Our first guest is Cynthia Cochran, a therapist and synesthete who lives outside Savannah, Georgia. She talks about her experiences both seeing sound and hearing vision. She gives an example of the sound of static on her radio manifesting as a gray, sausage shape that snaked from her radio into her car. Cochran didn’t know that other people had synesthesia and that the phenomenon had a name until her husband recently came across the term on the Internet.

Dr. Peter Grossenbacher is the next guest. Grossenbacher is a professor of psychology at Naropa University in Boulder, Colorado and a board member of the American Synesthesia Association.
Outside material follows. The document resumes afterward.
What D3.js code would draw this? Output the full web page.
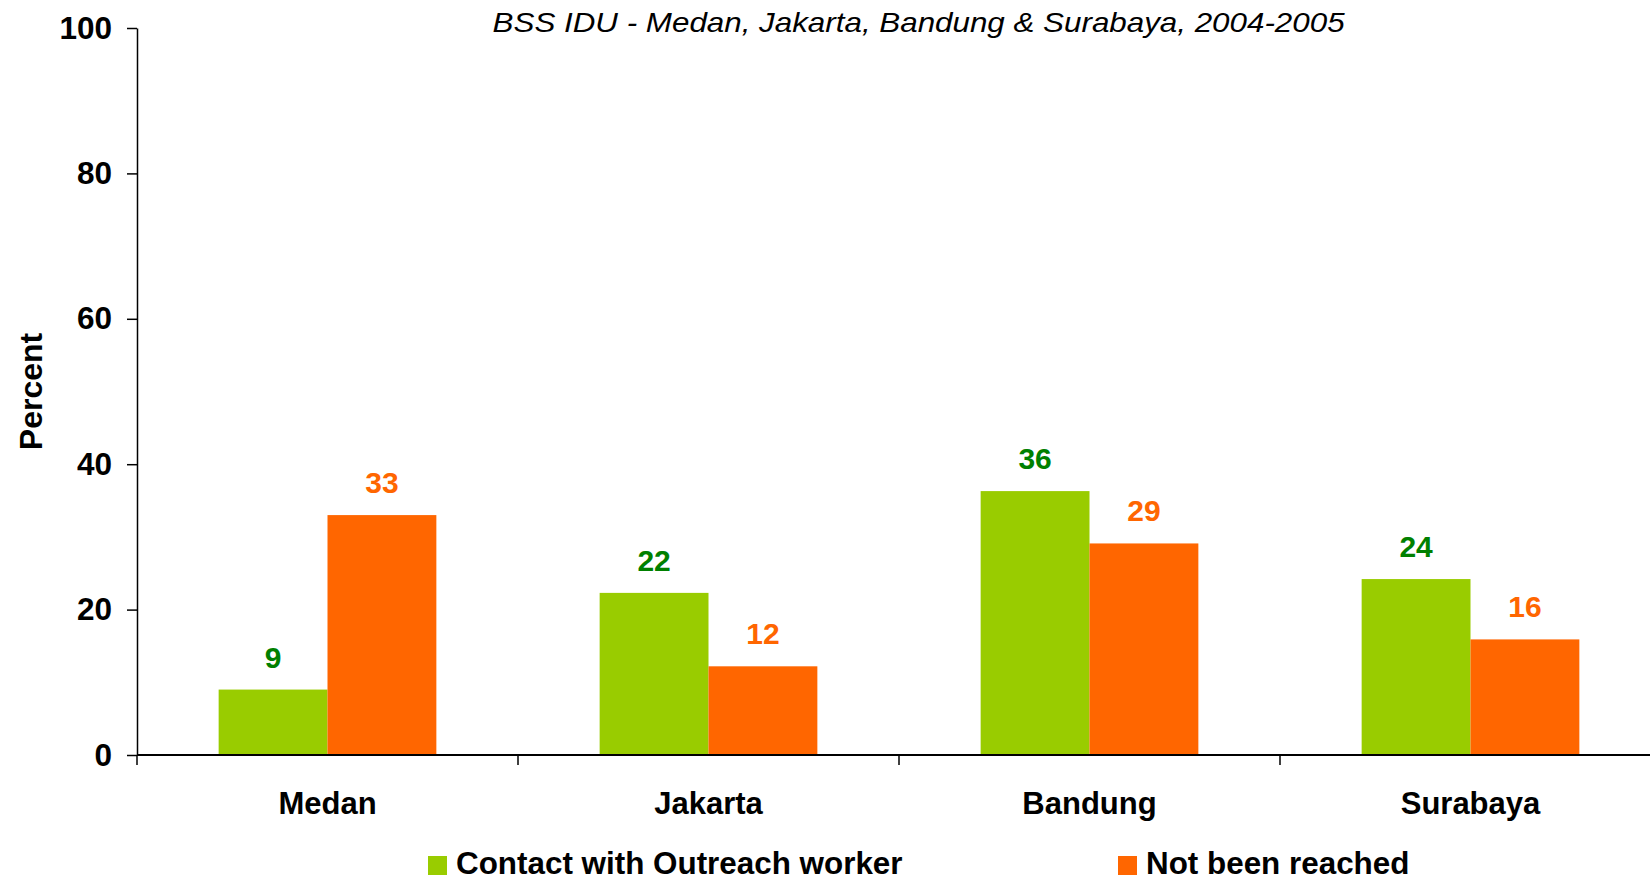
<!DOCTYPE html>
<html>
<head>
<meta charset="utf-8">
<script src="https://cdn.jsdelivr.net/npm/d3@7"></script>
<style>
  body { margin: 0; background: #fff; }
  text { font-family: "Liberation Sans", Arial, sans-serif; }
</style>
</head>
<body>
<div id="chart"></div>
<script>
// Data
var cities = ["Medan", "Jakarta", "Bandung", "Surabaya"]
var seriesNames = ["Contact with Outreach worker", "Not been reached"]
var contactValues = [9, 22.3, 36.3, 24.2]
var notReachedValues = [33, 12.2, 29.1, 15.9]
var yTicks = [0, 20, 40, 60, 80, 100]

var barColors = ["#99CC00", "#FF6600"]
var labelColors = ["#008000", "#FF6600"]

var width = 1650, height = 880

var svg = d3.select('#chart').append('svg')
  .attr("width", width)
  .attr("height", height)

// Scales
var yScale = d3.scaleLinear()
  .domain([0, 100])
  .range([755, 28])

var xGroup = d3.scaleBand()
  .domain(cities)
  .range([137, 1661])
  .padding(0)

var xInner = d3.scaleBand()
  .domain([0, 1])
  .range([0, xGroup.bandwidth()])
  .paddingInner(0)
  .paddingOuter(0.75)

// Title
svg.append("text")
  .attr("x", 918.6)
  .attr("y", 32)
  .attr("text-anchor", "middle")
  .attr("font-style", "italic")
  .attr("font-size", 28)
  .attr("textLength", 852)
  .attr("lengthAdjust", "spacingAndGlyphs")
  .text("BSS IDU - Medan, Jakarta, Bandung & Surabaya, 2004-2005")

// Y axis
var yAxis = svg.append('g')
  .attr('transform', 'translate(137,0)')
  .call(d3.axisLeft(yScale).tickValues(yTicks).tickSize(10).tickSizeOuter(0).tickPadding(15))
yAxis.selectAll("text")
  .attr("font-size", 31.5)
  .attr("font-weight", "bold")
  .attr("font-family", '"Liberation Sans", Arial, sans-serif')
  .attr("fill", "#000")
yAxis.selectAll("line, path").attr("stroke", "#000").attr("stroke-width", 1.5)

// Y axis label
svg.append("text")
  .attr("transform", "translate(41.5,391.5) rotate(-90)")
  .attr("text-anchor", "middle")
  .attr("font-size", 32)
  .attr("font-weight", "bold")
  .text("Percent")

// Bars
var series = [contactValues, notReachedValues]
series.forEach(function(vals, s) {
  var g = svg.append("g")
  g.selectAll("rect")
    .data(vals)
    .enter().append("rect")
    .attr("x", function(d, i) { return xGroup(cities[i]) + xInner(s) })
    .attr("y", function(d) { return yScale(d) })
    .attr("width", xInner.bandwidth())
    .attr("height", function(d) { return yScale(0) - yScale(d) })
    .attr("fill", barColors[s])

  g.selectAll("text")
    .data(vals)
    .enter().append("text")
    .attr("x", function(d, i) { return xGroup(cities[i]) + xInner(s) + xInner.bandwidth() / 2 })
    .attr("y", function(d) { return yScale(d) - 22 })
    .attr("text-anchor", "middle")
    .attr("font-size", 30)
    .attr("font-weight", "bold")
    .attr("fill", labelColors[s])
    .text(function(d) { return Math.round(d) })
})

// X axis: baseline with ticks at the category boundaries
var xAxis = svg.append("g")
xAxis.append("line")
  .attr("x1", xGroup.range()[0]).attr("x2", xGroup.range()[1])
  .attr("y1", yScale(0)).attr("y2", yScale(0))
  .attr("stroke", "#000").attr("stroke-width", 2)

var boundaries = cities.map(function(c) { return xGroup(c) }).concat([xGroup.range()[1]])
xAxis.selectAll(".xtick")
  .data(boundaries)
  .enter().append("line")
  .attr("class", "xtick")
  .attr("x1", function(d) { return d }).attr("x2", function(d) { return d })
  .attr("y1", yScale(0)).attr("y2", yScale(0) + 10)
  .attr("stroke", "#000").attr("stroke-width", 1.5)

xAxis.selectAll(".xlabel")
  .data(cities)
  .enter().append("text")
  .attr("class", "xlabel")
  .attr("x", function(d) { return xGroup(d) + xGroup.bandwidth() / 2 })
  .attr("y", 814)
  .attr("text-anchor", "middle")
  .attr("font-size", 31)
  .attr("font-weight", "bold")
  .text(function(d) { return d })

// Legend
var legendX = [428, 1118]
var legend = svg.append("g")
seriesNames.forEach(function(name, s) {
  legend.append("rect")
    .attr("x", legendX[s])
    .attr("y", 856)
    .attr("width", 19)
    .attr("height", 19)
    .attr("fill", barColors[s])
  legend.append("text")
    .attr("x", legendX[s] + 28)
    .attr("y", 874)
    .attr("font-size", 31.4)
    .attr("font-weight", "bold")
    .text(name)
})
</script>
</body>
</html>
He describes the many forms of synesthesia, including sound-to-sight, hearing-to-sight, and, the most common form, color-number association. With that type of synesthesia, people see numbers and letters as having their own colors. He says there is some objective evidence of the phenomenon, including brain scans that show that parts of the brain are active in people during synesthetic experiences that are not in non-synesthetes. Dr. Grossenbacher says that synesthetic visions that accompany either sound or touch don’t usually disrupt or replace other kinds of perception and are often “seen” in what’s called “the mind’s eye.”

He also discusses some more unusual forms of synesthesia, including sounds being experienced as touch or associated with different positions of the body. Grossenbacher says that, while synesthesia is not yet well understood, the phenomenon may have to do with the brain’s “normal architecture,” in which neuron pathways go in two directions. He also says there are many parts of the brain in which at least two senses converge. The incidence of synesthesia, he says, is sometimes estimated at one in 2,000, but may actually be as common as one in 300. To reach Peter Grossenbacher or find out more about the American Synesthesia Association, you can email him at peterg@naropa.edu

We hear next about how synesthesia is used in work. Reporter Sharon Lerner spoke with Cynthia Kurtz, a researcher who uses her association of letters and numbers with colors to read more quickly and write better. Kurtz says that if a sentence is grammatically incorrect, it can look like it’s exploding. We also hear from Carol Steen, an artist who makes sculpture and paintings based on the shapes she sees with sounds and touch. Then language teacher and author, Pat Duffy, talks about how she used her the colors she associates with the letters of the Western alphabet to learn Chinese. To get in touch with Carol Steen or find out more about her work, you can contact her at rednote@infohouse.com

Next, we hear from The Infinite Mind’s commentator, John Hockenberry, who talks about the whimsical nature of the body’s nerves. Perception, he says, has a complicated relationship with reality.

  Finally, Dmitri Nabokov discusses synesthesia he shares with his father, the writer Vladimir Nabokov. Like both his parents, Dmitri Nabokov associates colors and letters. He talks about how this way of perceiving factored into his father’s writing and his own opera-singing. He also reads from his father’s autobiography, Speak, Memory: An Autobiography Revisited, and recites an unpublished poem on synesthesia.